§ Raw data:
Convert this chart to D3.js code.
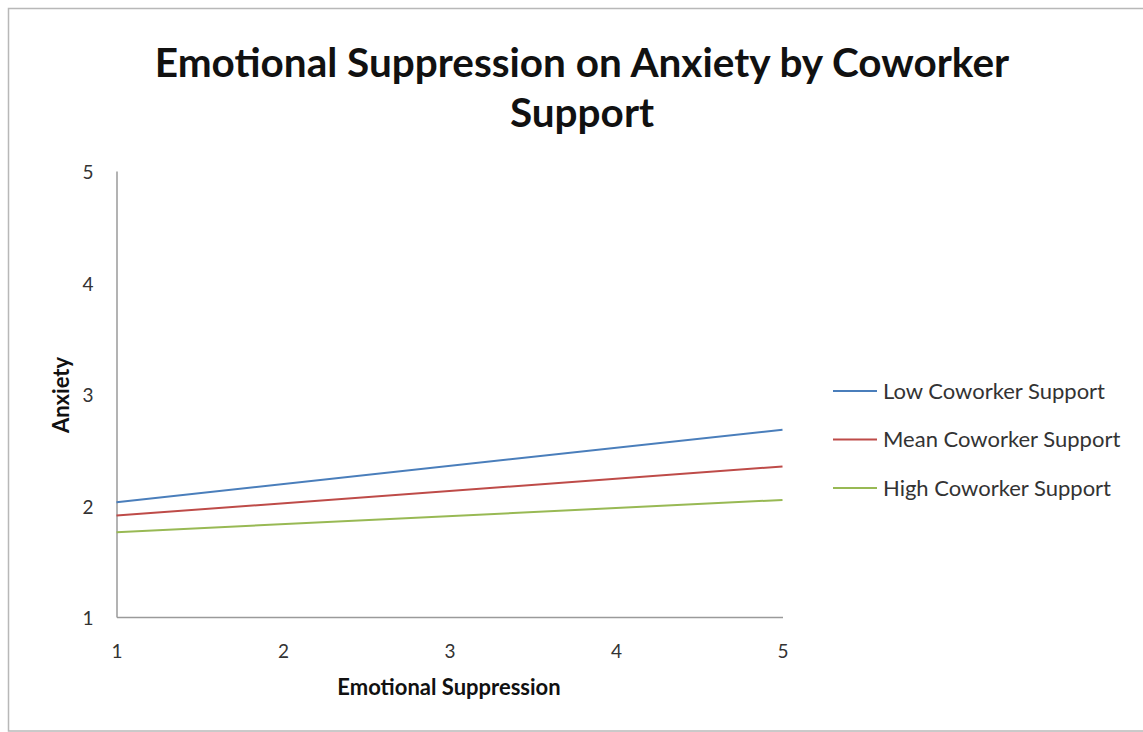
<!DOCTYPE html>
<html>
<head>
<meta charset="utf-8">
<script src="https://cdn.jsdelivr.net/npm/d3@7"></script>
<style>
  html, body { margin: 0; padding: 0; background: #fff; }
  svg { display: block; }
  text { font-family: Lato, "Open Sans", sans-serif; }
</style>
</head>
<body>
<svg id="chart" width="1143" height="732"></svg>
<script>
// Simple slopes: predicted anxiety at low and high emotional suppression
const xEnds = [1, 5];
const seriesNames = ["Low Coworker Support", "Mean Coworker Support", "High Coworker Support"];
const lowSupport = [2.03, 2.68];
const meanSupport = [1.91, 2.35];
const highSupport = [1.76, 2.05];
const seriesColors = ["#4a7ebb", "#be4b48", "#98b954"];
const xTicks = [1, 2, 3, 4, 5];
const yTicks = [1, 2, 3, 4, 5];

const svg = d3.select("#chart");

// outer frame
svg.append("rect")
  .attr("x", 8.5).attr("y", 8.5)
  .attr("width", 1150).attr("height", 722.5)
  .attr("fill", "#fff").attr("stroke", "#b8b8b8").attr("stroke-width", 1.5);

const plot = { left: 116.5, right: 782.5, top: 171, bottom: 617 };

const x = d3.scaleLinear().domain([1, 5]).range([plot.left, plot.right]);
const y = d3.scaleLinear().domain([1, 5]).range([plot.bottom, plot.top]);

// title
const title = svg.append("text")
  .attr("x", 582).attr("text-anchor", "middle")
  .attr("font-weight", "bold").attr("font-size", 40.5).attr("fill", "#111");
title.append("tspan").attr("x", 582).attr("y", 77).text("Emotional Suppression on Anxiety by Coworker");
title.append("tspan").attr("x", 582).attr("y", 127).text("Support");

// axes
const axisColor = "#9a9a9a";
const xAxis = svg.append("g")
  .attr("transform", `translate(0,${plot.bottom})`)
  .call(d3.axisBottom(x).tickValues(xTicks).tickSize(0).tickPadding(27).tickFormat(d3.format("d")));
const yAxis = svg.append("g")
  .attr("transform", `translate(${plot.left},0)`)
  .call(d3.axisLeft(y).tickValues(yTicks).tickSize(0).tickPadding(23).tickFormat(d3.format("d")));

[xAxis, yAxis].forEach(g => {
  g.select(".domain").attr("stroke", axisColor).attr("stroke-width", 1.5);
  g.selectAll("text").attr("font-family", "Lato, 'Open Sans', sans-serif")
    .attr("font-size", 19).attr("fill", "#333");
});
yAxis.selectAll("text").attr("dy", "0.42em");
xAxis.selectAll("text").attr("dy", "0.75em");

// axis titles
svg.append("text")
  .attr("x", 449).attr("y", 695).attr("text-anchor", "middle")
  .attr("font-weight", "bold").attr("font-size", 22).attr("fill", "#111")
  .text("Emotional Suppression");
svg.append("text")
  .attr("transform", "translate(69,395) rotate(-90)").attr("text-anchor", "middle")
  .attr("font-weight", "bold").attr("font-size", 22).attr("fill", "#111")
  .text("Anxiety");

// series lines
const series = [lowSupport, meanSupport, highSupport].map((vals, i) => ({
  name: seriesNames[i],
  color: seriesColors[i],
  points: xEnds.map((xv, j) => ({ x: xv, y: vals[j] }))
}));

const line = d3.line().x(d => x(d.x)).y(d => y(d.y));

svg.append("g").selectAll("path")
  .data(series)
  .join("path")
  .attr("d", d => line(d.points))
  .attr("fill", "none")
  .attr("stroke", d => d.color)
  .attr("stroke-width", 2);

// legend
const legend = svg.append("g").attr("transform", "translate(833,391)");
const item = legend.selectAll("g")
  .data(series)
  .join("g")
  .attr("transform", (d, i) => `translate(0,${i * 48.5})`);
item.append("line")
  .attr("x1", 0).attr("x2", 44).attr("y1", 0).attr("y2", 0)
  .attr("stroke", d => d.color).attr("stroke-width", 2);
item.append("text")
  .attr("x", 50).attr("y", 0).attr("dy", "0.35em")
  .attr("font-size", 22).attr("fill", "#333")
  .text(d => d.name);
</script>
</body>
</html>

§ Given instruction: Every line above should be returned exactly; the pictures stay out.

§ Task response:
Convert this chart to D3.js code.
<!DOCTYPE html>
<html>
<head>
<meta charset="utf-8">
<script src="https://cdn.jsdelivr.net/npm/d3@7"></script>
<style>
  html, body { margin: 0; padding: 0; background: #fff; }
  svg { display: block; }
  text { font-family: Lato, "Open Sans", sans-serif; }
</style>
</head>
<body>
<svg id="chart" width="1143" height="732"></svg>
<script>
// Simple slopes: predicted anxiety at low and high emotional suppression
const xEnds = [1, 5];
const seriesNames = ["Low Coworker Support", "Mean Coworker Support", "High Coworker Support"];
const lowSupport = [2.03, 2.68];
const meanSupport = [1.91, 2.35];
const highSupport = [1.76, 2.05];
const seriesColors = ["#4a7ebb", "#be4b48", "#98b954"];
const xTicks = [1, 2, 3, 4, 5];
const yTicks = [1, 2, 3, 4, 5];

const svg = d3.select("#chart");

// outer frame
svg.append("rect")
  .attr("x", 8.5).attr("y", 8.5)
  .attr("width", 1150).attr("height", 722.5)
  .attr("fill", "#fff").attr("stroke", "#b8b8b8").attr("stroke-width", 1.5);

const plot = { left: 116.5, right: 782.5, top: 171, bottom: 617 };

const x = d3.scaleLinear().domain([1, 5]).range([plot.left, plot.right]);
const y = d3.scaleLinear().domain([1, 5]).range([plot.bottom, plot.top]);

// title
const title = svg.append("text")
  .attr("x", 582).attr("text-anchor", "middle")
  .attr("font-weight", "bold").attr("font-size", 40.5).attr("fill", "#111");
title.append("tspan").attr("x", 582).attr("y", 77).text("Emotional Suppression on Anxiety by Coworker");
title.append("tspan").attr("x", 582).attr("y", 127).text("Support");

// axes
const axisColor = "#9a9a9a";
const xAxis = svg.append("g")
  .attr("transform", `translate(0,${plot.bottom})`)
  .call(d3.axisBottom(x).tickValues(xTicks).tickSize(0).tickPadding(27).tickFormat(d3.format("d")));
const yAxis = svg.append("g")
  .attr("transform", `translate(${plot.left},0)`)
  .call(d3.axisLeft(y).tickValues(yTicks).tickSize(0).tickPadding(23).tickFormat(d3.format("d")));

[xAxis, yAxis].forEach(g => {
  g.select(".domain").attr("stroke", axisColor).attr("stroke-width", 1.5);
  g.selectAll("text").attr("font-family", "Lato, 'Open Sans', sans-serif")
    .attr("font-size", 19).attr("fill", "#333");
});
yAxis.selectAll("text").attr("dy", "0.42em");
xAxis.selectAll("text").attr("dy", "0.75em");

// axis titles
svg.append("text")
  .attr("x", 449).attr("y", 695).attr("text-anchor", "middle")
  .attr("font-weight", "bold").attr("font-size", 22).attr("fill", "#111")
  .text("Emotional Suppression");
svg.append("text")
  .attr("transform", "translate(69,395) rotate(-90)").attr("text-anchor", "middle")
  .attr("font-weight", "bold").attr("font-size", 22).attr("fill", "#111")
  .text("Anxiety");

// series lines
const series = [lowSupport, meanSupport, highSupport].map((vals, i) => ({
  name: seriesNames[i],
  color: seriesColors[i],
  points: xEnds.map((xv, j) => ({ x: xv, y: vals[j] }))
}));

const line = d3.line().x(d => x(d.x)).y(d => y(d.y));

svg.append("g").selectAll("path")
  .data(series)
  .join("path")
  .attr("d", d => line(d.points))
  .attr("fill", "none")
  .attr("stroke", d => d.color)
  .attr("stroke-width", 2);

// legend
const legend = svg.append("g").attr("transform", "translate(833,391)");
const item = legend.selectAll("g")
  .data(series)
  .join("g")
  .attr("transform", (d, i) => `translate(0,${i * 48.5})`);
item.append("line")
  .attr("x1", 0).attr("x2", 44).attr("y1", 0).attr("y2", 0)
  .attr("stroke", d => d.color).attr("stroke-width", 2);
item.append("text")
  .attr("x", 50).attr("y", 0).attr("dy", "0.35em")
  .attr("font-size", 22).attr("fill", "#333")
  .text(d => d.name);
</script>
</body>
</html>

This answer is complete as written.